The Ending That Changes Everything
When the white men finally return to the island, Karana is ready to go. She dresses in her finest cormorant feather cape. She paints the blue mark of her tribe on her face.
But there’s a catch.
She finds out that the ship carrying her people—the one she jumped off to save Ramo—sank. Her people are gone. She isn't going back to her family; she's going to a world where she is a relic. A curiosity.
Actionable Insights for Readers and Students
If you're reading this for a class or just revisiting a childhood favorite, keep these points in mind to get a deeper layer of meaning:
- Compare the names: Research Juana Maria and the Nicoleño people. Seeing the differences between the real archaeological record and O'Dell's fiction helps you understand the "Romantic" lens through which the 1960s viewed indigenous stories.

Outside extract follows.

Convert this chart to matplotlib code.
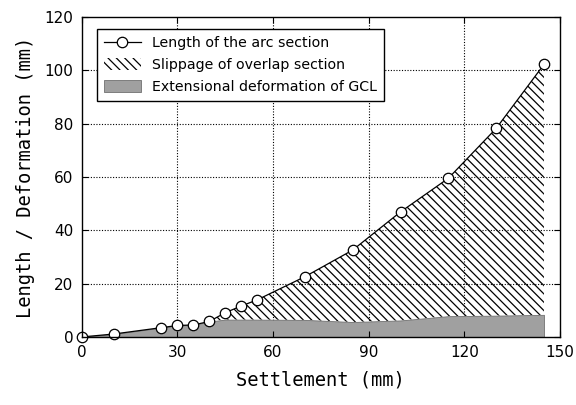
import matplotlib
matplotlib.use("Agg")
import matplotlib.pyplot as plt
import numpy as np

settlement = [0, 10, 25, 30, 35, 40, 45, 50, 55, 70, 85, 100, 115, 130, 145]
arc_length = [0, 1.1, 3.5, 4.3, 4.5, 5.8, 9.1, 11.6, 13.9, 22.6, 32.6, 46.9, 59.5, 78.2, 102.2]
gcl_ext    = [0, 1.1, 3.5, 4.3, 4.5, 5.8, 6.5, 6.5, 6.5, 6.4, 5.6, 6.2, 7.8, 8.0, 8.3]

xticks = [0, 30, 60, 90, 120, 150]
yticks = [0, 20, 40, 60, 80, 100, 120]

plt.rcParams['hatch.linewidth'] = 0.9
fig = plt.figure(figsize=(5.76, 4.05), dpi=100)
ax = fig.add_axes([0.142, 0.168, 0.830, 0.790])

x = np.array(settlement)
ya = np.array(arc_length)
yg = np.array(gcl_ext)

# grid drawn manually beneath fills
for xv in xticks[1:-1]:
    ax.axvline(xv, linestyle=(0, (1, 1.5)), color='black', linewidth=0.8, zorder=0.5)
for yv in yticks[1:-1]:
    ax.axhline(yv, linestyle=(0, (1, 1.5)), color='black', linewidth=0.8, zorder=0.5)

ax.fill_between(x, 0, yg, facecolor='#a0a0a0', edgecolor='#707070', linewidth=0.6,
                label='Extensional deformation of GCL', zorder=1.2)
ax.fill_between(x, yg, ya, facecolor='none', edgecolor='black', linewidth=0,
                hatch='\\\\\\\\', label='Slippage of overlap section', zorder=1)
ax.plot(x, ya, '-o', color='black', lw=0.9, markersize=7.5, markerfacecolor='white',
        markeredgecolor='black', markeredgewidth=0.9, label='Length of the arc section',
        zorder=4, clip_on=False)

ax.set_xlim(0, 150)
ax.set_ylim(0, 120)
ax.set_xticks(xticks)
ax.set_yticks(yticks)
ax.tick_params(direction='in', top=True, right=True, length=4, labelsize=11, pad=6)
for s in ax.spines.values():
    s.set_linewidth(1.0)
    s.set_zorder(5)

ax.set_xlabel('Settlement (mm)', family='DejaVu Sans Mono', fontsize=13.5, labelpad=7)
ax.set_ylabel('Length / Deformation (mm)', family='DejaVu Sans Mono', fontsize=13.5, labelpad=7)

h, l = ax.get_legend_handles_labels()
order = [2, 1, 0]
leg = ax.legend([h[i] for i in order], [l[i] for i in order], loc='upper left',
                bbox_to_anchor=(0.031, 0.962), fontsize=10.2, frameon=True, fancybox=False,
                edgecolor='black', framealpha=1, borderpad=0.5, labelspacing=0.55,
                handlelength=2.6, handleheight=0.9, handletextpad=0.8, borderaxespad=0)
leg.get_frame().set_linewidth(1.0)
leg.set_zorder(6)

fig.savefig('out.png', dpi=100)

- Track the "Law of the Land": Look at how Karana’s view of the island’s "rules" changes. Early on, she fears supernatural punishment for breaking taboos. By the end, her "laws" are based on empathy and practical survival.
- Note the silence: Pay attention to how the lack of dialogue affects the pacing. The book relies on sensory details—the smell of abalone, the sound of the wind, the texture of the whale ribs.
- Analyze the ending: Don't view her rescue as a simple "happy ending." Consider what she loses by leaving the island where she was queen, only to become a linguistic orphan in a California mission.
The story of the Island of the Blue Dolphins remains a poignant reminder of the strength of the human spirit when stripped of everything but its own will to endure.